How extraordinary it seems that this artifact has survived while marriages, wives, husband, aunts, uncles and parents have all withered and passed into oblivion. It seems to me as much a monument to the past as the Lincoln Memorial or the Eiffel Tower, also great erections that long outlasted their makers, their funders and generations of their viewers.
How will I feel when I lift that dusty lid, and rustle through layers of tarnished tissue paper?
Now, before too long, another generation of young women will need to decide whether they want to compete with the Big House on a day that we all need to believe is one of the most important of our lives. No proof to the contrary seems to matter.
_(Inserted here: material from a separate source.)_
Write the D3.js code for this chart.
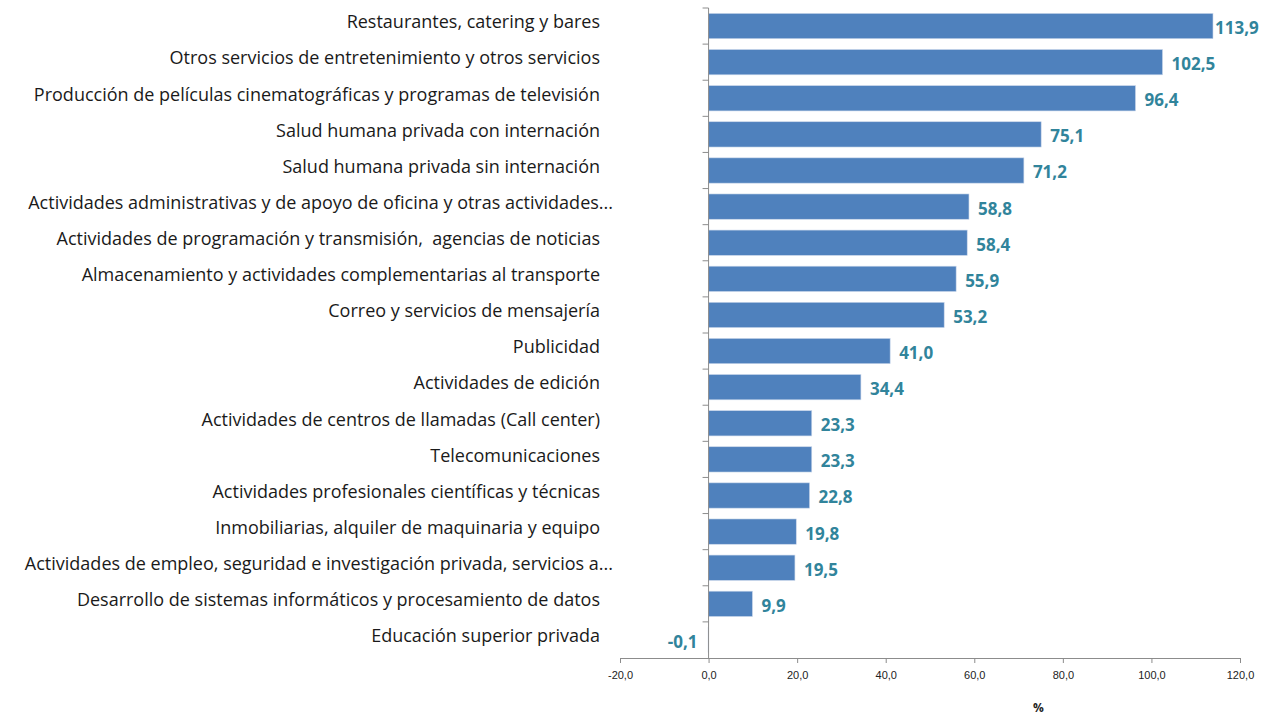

What she will do with that enormous house, which seems to me mired in the past, will surely be different from what my parents did with it in the 1940’s and 50’s, when its prime function was to serve as a weekend roost for drunken Derby guests, who terrified me with their antics.
I don’t usually call it the Bingham Estate but just the big house, which gives it the same moniker as SingSing; but when big news breaks, the big name seems appropriate.